Issue	Root Cause	Operational Impact	Mitigation
Global State Leakage Between Requests	Attaching mutable objects (DB sessions, caches) to module-level scope	Cross-request contamination, thread-safety violations in async contexts, data corruption	Instantiate resources inside `lifespan` or use `app.state` with explicit scoping
Blocking I/O in Startup Events	Synchronous migrations, heavy model loading, or network calls in `lifespan`	ASGI server blocked, increased TTFB, health check timeouts, orchestration restarts	Use `asyncio.to_thread()` for sync calls, defer non-critical init, implement readiness probes
Hardcoded Router Imports	Direct `import routers` at module level bypasses factory logic	Unnecessary dependency resolution, increased memory footprint, broken conditional routing	Import routers dynamically or conditionally within `create_app`

Frequently Asked Questions

Why use an app factory instead of a single global FastAPI instance?

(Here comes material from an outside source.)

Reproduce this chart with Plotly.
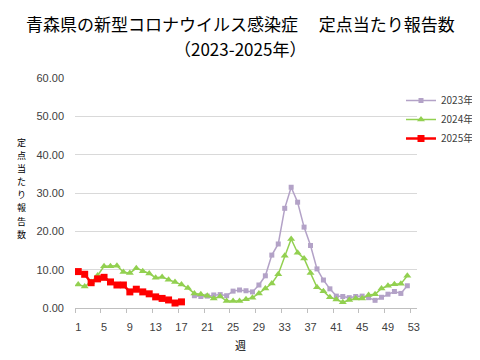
import plotly.graph_objects as go

weeks = list(range(1, 54))
tick_weeks = list(range(1, 54, 4))

y2023 = [None] * 18 + [3.2, 3.0, 3.1, 3.4, 3.5, 3.2, 4.4, 4.7, 4.5, 4.2, 6.0, 8.4,
                       13.8, 16.7, 26.0, 31.5, 27.6, 21.1, 16.3, 10.2, 7.3, 5.0, 3.1,
                       3.0, 2.7, 3.0, 3.1, 2.7, 2.0, 2.8, 3.6, 4.3, 3.8, 5.8]
y2024 = [6.1, 5.6, 6.8, 8.5, 10.9, 10.9, 11.0, 9.4, 9.1, 10.4, 9.6, 9.0, 7.9, 8.1,
         7.4, 6.8, 6.1, 5.2, 3.8, 3.6, 3.2, 2.5, 3.0, 1.8, 1.8, 1.8, 2.3, 2.7, 3.8,
         5.1, 6.4, 8.8, 13.6, 18.0, 14.4, 12.9, 9.1, 5.4, 4.4, 2.8, 2.2, 1.5, 2.1,
         2.5, 2.5, 3.4, 3.6, 5.1, 5.8, 6.2, 6.3, 8.4]
y2025 = [9.5, 8.8, 6.6, 7.6, 8.0, 6.8, 6.0, 6.0, 4.2, 4.9, 4.2, 3.7, 2.9, 2.5, 2.1,
         1.3, 1.6]

title_line1 = "青森県の新型コロナウイルス感染症　 定点当たり報告数"
title_line2 = "（2023-2025年）"
y_title = "定点当たり報告数"
x_title = "週"

# figure geometry (page body adds an 8px offset)
W, H = 472, 352
ML, MR, MT, MB = 67, 63, 70, 52
PW, PH = W - ML - MR, H - MT - MB


def px_x(x):
    return (x - ML) / PW


def px_y(y):
    return (H - MB - y) / PH


fig = go.Figure()
fig.add_trace(go.Scatter(x=weeks[:len(y2023)], y=y2023, name="2023年", mode="lines+markers",
                         line=dict(color="#b3a2c7", width=1.5),
                         marker=dict(symbol="square", size=5, color="#b3a2c7")))
fig.add_trace(go.Scatter(x=weeks[:len(y2024)], y=y2024, name="2024年", mode="lines+markers",
                         line=dict(color="#92d050", width=1.5),
                         marker=dict(symbol="triangle-up", size=7, color="#92d050")))
fig.add_trace(go.Scatter(x=weeks[:len(y2025)], y=y2025, name="2025年", mode="lines+markers",
                         line=dict(color="#ff0000", width=2.5),
                         marker=dict(symbol="square", size=7, color="#ff0000")))

tick_font = dict(family="Liberation Sans, Arial, sans-serif", size=11, color="#404040")
jp = "Noto Sans CJK JP, sans-serif"

annotations = [
    dict(text=title_line1, xref="paper", yref="paper", x=px_x(232), y=px_y(15.5),
         xanchor="center", yanchor="middle", showarrow=False,
         font=dict(family=jp, size=17, color="black")),
    dict(text=title_line2, xref="paper", yref="paper", x=px_x(232), y=px_y(40.7),
         xanchor="center", yanchor="middle", showarrow=False,
         font=dict(family=jp, size=17, color="black")),
    dict(text=x_title, xref="paper", yref="paper", x=px_x(232), y=px_y(337),
         xanchor="center", yanchor="middle", showarrow=False,
         font=dict(family=jp, size=11, color="black")),
]
step = 13.1
start = 180.3 - step * (len(y_title) - 1) / 2
for i, ch in enumerate(y_title):
    annotations.append(dict(text=ch, xref="paper", yref="paper", x=px_x(13.5),
                            y=px_y(start + step * i), xanchor="center", yanchor="middle",
                            showarrow=False, font=dict(family=jp, size=9, color="black")))

fig.update_layout(
    width=W, height=H,
    margin=dict(l=ML, r=MR, t=MT, b=MB, pad=0, autoexpand=False),
    plot_bgcolor="white", paper_bgcolor="white",
    xaxis=dict(range=[0.5, 53.5], tickmode="array", tickvals=tick_weeks,
               ticktext=[str(w) for w in tick_weeks], ticks="",
               showgrid=False, showline=True, linecolor="#bfbfbf", linewidth=1,
               tickfont=tick_font, ticklabelstandoff=9, zeroline=False,
               minor=dict(tickmode="array", tickvals=[w - 0.5 for w in tick_weeks],
                          ticks="outside", ticklen=4, tickcolor="#bfbfbf", showgrid=False)),
    yaxis=dict(range=[0, 60], tickmode="array", tickvals=[0, 10, 20, 30, 40, 50, 60],
               tickformat=".2f", showgrid=True, gridcolor="#d9d9d9", gridwidth=1,
               zeroline=False, showline=False, tickfont=tick_font, ticklabelstandoff=10),
    legend=dict(x=px_x(393), xanchor="left", y=px_y(78), yanchor="top",
                font=dict(family=jp, size=10, color="#404040"),
                itemwidth=30, bgcolor="rgba(0,0,0,0)", tracegroupgap=0),
    showlegend=True,
    annotations=annotations,
)

fig.write_html("out.html")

Factories enable isolated testing environments, environment-specific configuration loading, and prevent global state pollution across concurrent requests or worker processes. A global instance couples initialization logic to runtime execution, making dependency mocking and parallel test execution unreliable.

How does the factory pattern impact serverless cold starts?

Properly structured factories allow lazy initialization of heavy resources, significantly reducing cold start latency. By deferring connection pool creation and ML model loading until first invocation, you minimize memory overhead. Pair this with connection pooling proxies and deferred dependency resolution to maintain sub-100ms cold start targets.

Can I override dependencies in a factory-built application?

Yes. The factory pattern explicitly supports app.dependency_overrides by returning a fresh, isolated app instance per test run. This enables deterministic mocking of external services, database sessions, and authentication providers without polluting production state or requiring complex test fixtures.